The purpose of overtime wage laws is to encourage employers to spread employment by hiring additional workers rather than paying overtime. See, e.g., Bay Ridge Operating Co. v. Aaron, 334 U.S. 446, 460, 68 S.Ct. 1186, 92 L.Ed. 1502 (1948). In fact, some courts across the United States have held the fluctuating workweek concept defeats the very purpose of overtime wage statutes. The Alaska Supreme Court reached this conclusion regarding its minimum wage law in Dresser Indus., Inc. v. Alaska Dep't of Labor, 633 P.2d 998 (Alaska 1981). In that case, the Alaska Supreme Court held the use of the fluctuating workweek allows employers to decrease the workers' average hourly wage as the workers' overtime increases, which "contravenes the policies of requiring increased overtime compensation and promoting the spreading of employment." Id. at 1006. See also Skyline Homes, Inc. v. Department of Indus. Relations, 165 Cal.App.3d 239, 211 Cal.Rptr. 792 (1985). These states are correct. A fluctuating workweek concept, as practiced here, is inconsistent with RCW 49.46.130(1).

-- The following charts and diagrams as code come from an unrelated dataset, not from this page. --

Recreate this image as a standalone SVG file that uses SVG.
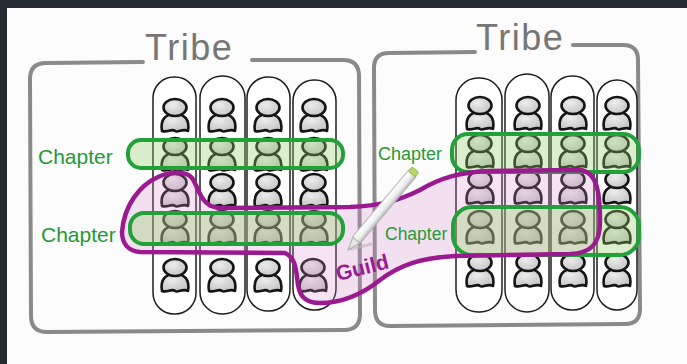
<svg xmlns="http://www.w3.org/2000/svg" width="687" height="364" viewBox="0 0 687 364">
<style>
.tribe{fill:none;stroke:#8a8a8a;stroke-width:4;stroke-linecap:round;stroke-linejoin:round}
.ttl{font-family:"Liberation Sans",Arial,sans-serif;font-size:36px;fill:#767676;letter-spacing:1.5px}
.squad{fill:#fff;stroke:#1e1e1e;stroke-width:1.5}
.chap{fill:rgba(150,205,100,0.33);stroke:#22a03a;stroke-width:4}
.clab{font-family:"Liberation Sans",Arial,sans-serif;fill:#1f9a36}
.guildfill{fill:rgba(215,140,205,0.24);stroke:none}
.guildline{fill:none;stroke:#9c1a90;stroke-width:4.5;stroke-linejoin:round}
.glab{font-family:"Liberation Sans",Arial,sans-serif;font-size:21px;font-weight:bold;fill:#9c1a90}
</style>
<defs>
<radialGradient id="pg" cx="0.4" cy="0.35" r="0.7">
<stop offset="0" stop-color="#ececec"/>
<stop offset="1" stop-color="#c4c4c4"/>
</radialGradient>
<g id="person">
<path d="M -13,15 C -15,4 -10,-2 0,-2 C 10,-2 15,4 13,15 C 8,12 3,17 0,15 C -3,12 -8,17 -13,15 Z" fill="url(#pg)" stroke="#141414" stroke-width="2.6" stroke-linejoin="round"/>
<ellipse cx="0" cy="-8.5" rx="11.5" ry="8.5" fill="url(#pg)" stroke="#141414" stroke-width="2.6"/>
</g>
<linearGradient id="pen" x1="0" y1="0" x2="0" y2="1">
<stop offset="0" stop-color="#ffffff"/>
<stop offset="0.6" stop-color="#eeeeee"/>
<stop offset="1" stop-color="#b8b8b8"/>
</linearGradient>
</defs>

<rect x="0" y="0" width="687" height="364" fill="#252b33"/>
<rect x="7" y="8" width="680" height="356" fill="#fcfcfc"/>

<g id="tribe-left">
<path class="tribe" d="M143,62 L46,63 Q30,63 30,79 L31,316 Q31,332 47,332 L344,330 Q360,330 360,314 L359,76 Q359,60 343,60 L252,60"/>
<text class="ttl" x="145" y="60">Tribe</text>
</g>
<g id="tribe-right">
<path class="tribe" d="M475,52 L389,53 Q374,53 374,68 L375,310 Q375,326 390,326 L625,324 Q640,324 640,309 L638,60 Q638,45 623,45 L573,45"/>
<text class="ttl" x="476" y="50">Tribe</text>
</g>

<g id="squads-left">
<rect class="squad" x="153" y="77" width="43" height="237" rx="21"/>
<rect class="squad" x="200" y="76" width="45" height="238" rx="22"/>
<rect class="squad" x="247" y="77" width="43" height="234" rx="21"/>
<rect class="squad" x="293" y="80" width="43" height="230" rx="21"/>
</g>
<g id="squads-right">
<rect class="squad" x="456" y="78" width="46" height="234" rx="22"/>
<rect class="squad" x="505" y="74" width="44" height="238" rx="22"/>
<rect class="squad" x="551" y="76" width="43" height="234" rx="21"/>
<rect class="squad" x="597" y="80" width="40" height="230" rx="20"/>
</g>

<g id="people-left">
<use href="#person" x="175" y="116"/><use href="#person" x="222" y="116"/><use href="#person" x="268" y="116"/><use href="#person" x="314" y="116"/>
<use href="#person" x="175" y="155"/><use href="#person" x="222" y="155"/><use href="#person" x="268" y="155"/><use href="#person" x="314" y="155"/>
<use href="#person" x="175" y="191"/><use href="#person" x="222" y="191"/><use href="#person" x="268" y="191"/><use href="#person" x="314" y="191"/>
<use href="#person" x="175" y="228"/><use href="#person" x="222" y="228"/><use href="#person" x="268" y="228"/><use href="#person" x="314" y="228"/>
<use href="#person" x="175" y="276"/><use href="#person" x="222" y="276"/><use href="#person" x="268" y="276"/><use href="#person" x="313" y="276"/>
</g>
<g id="people-right">
<use href="#person" x="480" y="114"/><use href="#person" x="528" y="114"/><use href="#person" x="573" y="114"/><use href="#person" x="617" y="114"/>
<use href="#person" x="480" y="152"/><use href="#person" x="528" y="152"/><use href="#person" x="573" y="152"/><use href="#person" x="617" y="152"/>
<use href="#person" x="480" y="188"/><use href="#person" x="528" y="188"/><use href="#person" x="573" y="188"/><use href="#person" x="617" y="188"/>
<use href="#person" x="480" y="228"/><use href="#person" x="528" y="228"/><use href="#person" x="573" y="228"/><use href="#person" x="617" y="228"/>
<use href="#person" x="480" y="271"/><use href="#person" x="528" y="271"/><use href="#person" x="573" y="271"/><use href="#person" x="617" y="271"/>
</g>

<g id="guild">
<path id="guild-shape" class="guildfill" d="M122,232 C124,205 140,185 158,177 C168,172 185,170 192,178 C200,190 200,205 218,208 L350,207 C380,206 400,200 420,190 C440,178 460,172 490,171 L580,170 C598,172 600,195 600,222 C600,245 590,253 570,254 L455,256 C420,258 400,265 380,280 C365,292 345,303 320,303 C305,303 300,296 298,285 C296,270 296,258 285,253 L140,252 C128,251 122,243 122,232 Z"/>
</g>

<g id="chapters">
<g id="chapter-left-1">
<rect class="chap" x="128" y="140" width="215" height="28" rx="13"/>
<text class="clab" x="38" y="164" font-size="21">Chapter</text>
</g>
<g id="chapter-left-2">
<rect class="chap" x="130" y="213" width="213" height="31" rx="14"/>
<text class="clab" x="41" y="242" font-size="21">Chapter</text>
</g>
<g id="chapter-right-1">
<rect class="chap" x="452" y="134" width="187" height="38" rx="16"/>
<text class="clab" x="378" y="160" font-size="18">Chapter</text>
</g>
<g id="chapter-right-2">
<rect class="chap" x="453" y="207" width="186" height="48" rx="19"/>
<text class="clab" x="385" y="240" font-size="17.5">Chapter</text>
</g>
</g>

<g id="guild-outline">
<path class="guildline" d="M122,232 C124,205 140,185 158,177 C168,172 185,170 192,178 C200,190 200,205 218,208 L350,207 C380,206 400,200 420,190 C440,178 460,172 490,171 L580,170 C598,172 600,195 600,222 C600,245 590,253 570,254 L455,256 C420,258 400,265 380,280 C365,292 345,303 320,303 C305,303 300,296 298,285 C296,270 296,258 285,253 L140,252 C128,251 122,243 122,232 Z"/>
<text class="glab" x="338" y="281" transform="rotate(-14 338 281)">Guild</text>
</g>

<g id="pen">
<path d="M350,249 L372,244" stroke="#b5b5b5" stroke-width="3" opacity="0.6" fill="none"/>
<g transform="translate(348,250) rotate(-50)">
<path d="M0,0 L13,-4.5 L13,4.5 Z" fill="#e6e6e6" stroke="#b0b0b0" stroke-width="1"/>
<rect x="13" y="-5" width="88" height="10" rx="2" fill="url(#pen)" stroke="#b0b0b0" stroke-width="1"/>
<rect x="99" y="-4.5" width="6" height="9" rx="2" fill="#b9d86a" stroke="#8fb04a" stroke-width="0.8"/>
</g>
</g>

<g id="connectors"></g>
</svg>
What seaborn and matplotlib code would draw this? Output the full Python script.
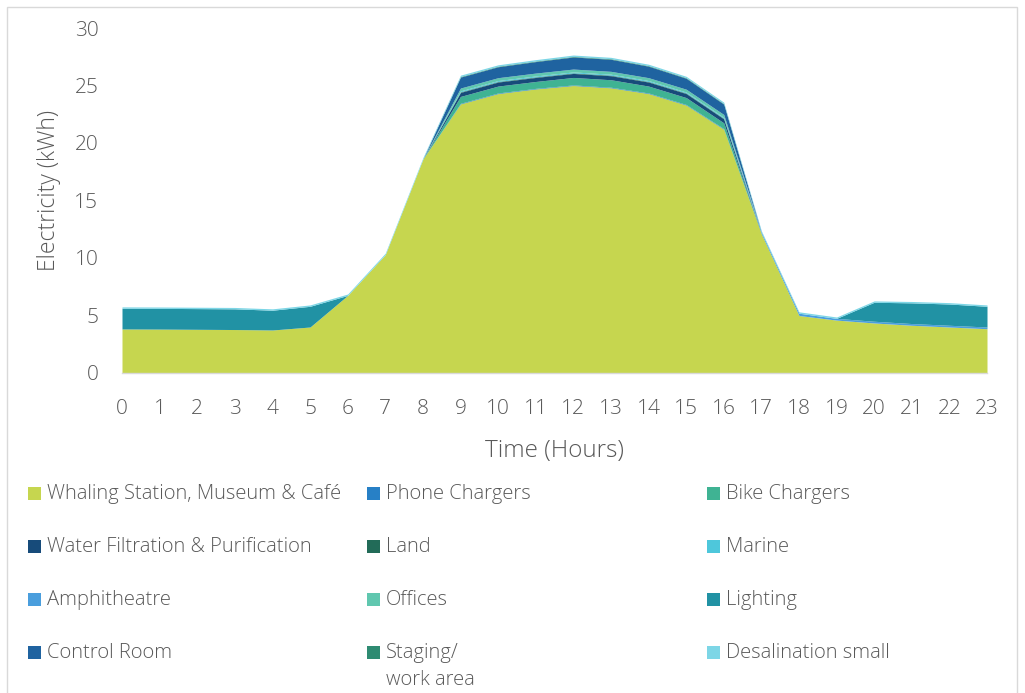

Although we have determined the fluctuating workweek concept may not be applied in this case, we have not resolved all the issues in this case. The calculation of an employee's base rate of pay includes salary, commissions, and certain bonuses. See WAC 356-05-353. The trial court here made no explicit findings with respect to the managers' base rate of pay for purposes of overtime wage compensation. I would remand the case to the trial court for calculation of what constituted the base rate of pay paid to the managers and whether the compensation actually paid to them by Radio Shack was in compliance with the time and a half requirement of chapter 49.46 RCW.
JOHNSON, ALEXANDER, and IRELAND, JJ., concur with TALMADGE, J.
Reconsideration denied October 18, 2000.